Julgo que podemos nutrir a legítima expectativa de que os programas que se estabeleceram nos últimos anos, principalmente na última década, assim como os vários novos níveis de doutorado em programas já existentes, contribuirão, como já o fazem, para uma decisiva ampliação da pluralidade de concepções do que é uma pesquisa qualificada na área, assim como para o surgimento de “novas tradições” de formação de excelência que, em intercâmbio a ser fomentado por instituições como a Anpof, certamente contribuirão para enriquecer a cooperação na área entre os programas já consolidados e aqueles em processo de consolidação.
O atual ministro da educação, Milton Ribeiro, reagiu ao último resultado do Enade, que indicou que apenas 1% dos cursos da rede privada atingiram a nota máxima no exame, afirmando que o foco deve ser em qualidade, e não em quantidade.
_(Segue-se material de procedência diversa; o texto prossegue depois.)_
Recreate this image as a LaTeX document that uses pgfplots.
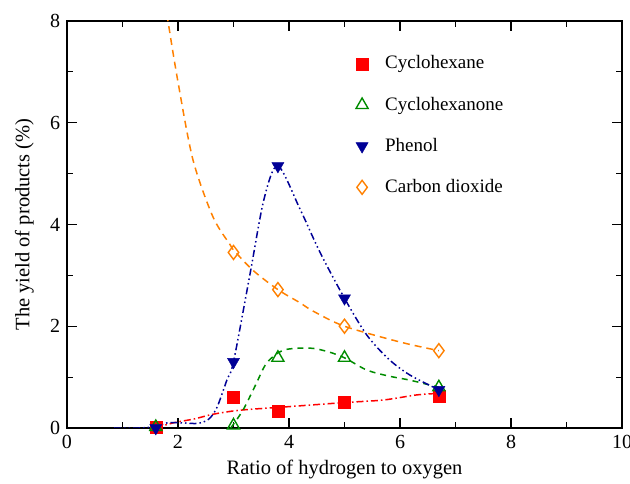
\documentclass[border=0pt]{standalone}
\usepackage{fontspec}
\setmainfont{Liberation Serif}
\usepackage{pgfplots}
\pgfplotsset{compat=1.18}
\definecolor{cyred}{RGB}{255,0,0}
\definecolor{cygreen}{RGB}{0,140,0}
\definecolor{cyblue}{RGB}{0,0,150}
\definecolor{cyorange}{RGB}{255,128,0}
\begin{document}
\fontsize{20}{24}\selectfont
\begin{tikzpicture}
\useasboundingbox (-67pt,-56pt) rectangle (563pt,428pt);
\begin{axis}[
  scale only axis, width=555pt, height=407pt,
  xmin=0, xmax=10, ymin=0, ymax=8,
  xtick={0,2,...,10}, ytick={0,2,...,8},
  minor x tick num=1, minor y tick num=1,
  tick align=inside, major tick length=10pt, minor tick length=6pt,
  axis line style={line width=1.2pt}, every tick/.style={line width=1.1pt,black},
  /pgf/number format/assume math mode=true,
  tick label style={font=\fontsize{20}{24}\selectfont},
  label style={font=\fontsize{20.5}{24}\selectfont},
  xlabel={Ratio of hydrogen to oxygen},
  ylabel={The yield of products (\%)},
  xlabel style={at={(axis description cs:0.5,-0.103)}, anchor=center},
  ylabel style={at={(axis description cs:-0.077,0.5)}, anchor=center},
  legend style={draw=none, fill=none, at={(0.515,0.925)}, anchor=north west,
    font=\fontsize{19}{23}\selectfont, row sep=21pt,
    /tikz/every odd column/.append style={column sep=15pt}},
  legend cell align=left,
]
% fitted curves
\addplot[cyred, line width=1.5pt, smooth, dash pattern=on 7pt off 3pt on 1.5pt off 3pt, forget plot] coordinates {
(1.6,0.0) (1.91,0.1) (2.3,0.18) (2.63,0.27) (3.12,0.35) (4.0,0.42) (5.0,0.5) (5.7,0.55) (6.3,0.65) (6.7,0.68)};
\addplot[cygreen, line width=1.5pt, smooth, dash pattern=on 6pt off 5pt, forget plot] coordinates {
(2.95,0.0) (3.17,0.35) (3.4,0.85) (3.6,1.28) (3.9,1.53) (4.38,1.57) (4.7,1.5) (5.0,1.38) (5.4,1.14) (5.8,1.02) (6.18,0.94) (6.7,0.8)};
\addplot[cyblue, line width=1.5pt, smooth, dash pattern=on 7pt off 3pt on 1.5pt off 3pt on 1.5pt off 3pt, forget plot] coordinates {
(0.85,0.0) (1.3,0.0) (1.6,0.03) (1.8,0.1) (2.1,0.1) (2.35,0.09) (2.55,0.17) (2.7,0.4) (2.88,0.94) (3.0,1.3) (3.3,3.04) (3.55,4.5) (3.8,5.15) (4.2,4.3) (4.56,3.45) (5.0,2.55) (5.4,1.83) (5.8,1.35) (6.18,1.04) (6.7,0.75)};
\addplot[cyorange, line width=1.5pt, smooth, dash pattern=on 7pt off 5pt, forget plot] coordinates {
(1.75,8.6) (1.82,8.0) (2.0,6.8) (2.27,5.27) (2.63,4.15) (2.94,3.6) (3.0,3.5) (3.35,3.1) (3.8,2.72) (4.2,2.46) (4.43,2.3) (5.0,2.0) (6.0,1.69) (6.7,1.52)};
% data points
\addplot[only marks, mark=square*, mark size=6pt, cyred] coordinates {
(1.6,0.02) (3.0,0.6) (3.8,0.33) (5.0,0.5) (6.7,0.62)};
\addlegendentry{Cyclohexane}
\addplot[only marks, mark=triangle, mark size=7pt, cygreen, mark options={line width=1.4pt}] coordinates {
(1.6,0.02) (3.0,0.05) (3.8,1.38) (5.0,1.38) (6.7,0.8)};
\addlegendentry{Cyclohexanone}
\addplot[only marks, mark=triangle*, mark size=7pt, cyblue, mark options={rotate=180}] coordinates {
(1.6,0.0) (3.0,1.3) (3.8,5.15) (5.0,2.55) (6.7,0.75)};
\addlegendentry{Phenol}
\addplot[only marks, mark=diamond, mark size=7pt, cyorange, mark options={line width=1.4pt}] coordinates {
(3.0,3.45) (3.8,2.72) (5.0,2.0) (6.7,1.52)};
\addlegendentry{Carbon dioxide}
\end{axis}
\end{tikzpicture}
\end{document}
Não há como compreender como farão isto fazendo cortes radicais, como o previsto para 2021, no orçamento das universidades federais, que foram as que se saíram melhor no Enade. Em todo caso, consolidou-se formalmente a posição do estancamento do processo de expansão – que, de resto, já vinha ocorrendo antes do atual governo, ao contrário do que previa o Plano Nacional de Educação.
Uma eventual passagem da contenção da expansão à promoção da redução não nos parece inesperada no contexto do atual governo federal, como parece já indicar portarias da CAPES e do CNPq que prejudicaram profundamente programas regionalmente fundamentais. De modo algum podemos duvidar da hipótese de que o processo de nomeação das coordenações de área que se iniciará ainda em 2021 resulte na indicação – em todas as áreas, incluindo a filosofia – de coordenações que aceitem cooperar com o projeto, como já ocorre presentemente em algumas áreas das humanidades, e realizar ações como: rebaixar e escalonar as notas dos programas de modo a evidenciar os “centros de excelência”; aceitar igualmente o rebaixamento geral da avaliação dos periódicos da área para destacar uns poucos “de excelência”; dificultar a abertura de cursos novos, principalmente periféricos; facilitar o descredenciamento de cursos com nota 3; aceitar regras que impliquem na concentração de recursos em cursos mais antigos e consolidados etc. Não podemos duvidar de modo algum da possibilidade de que também em nossa comunidade nostálgicos de hegemonia e privilégios vejam no atual momento crítico uma ocasião para passar também essa “boiada”.
Julgo que a Anpof deve seguir vigilante e assumir posição inequívoca para que o crescimento e a abertura da área para novos temas, problemas e sotaques não seja tragada por esse projeto redivivo tanto em sua face privatista quanto em sua face elitista, principalmente na fragilização dos programas novos e regionalmente decisivos. Esta reflexão sobre os rumos da nossa área parece-me inadiável e a cooperação entre os programas consolidados e em processo de consolidação será fundamental na conservação da diversidade, da capilaridade e da excelência plural da área.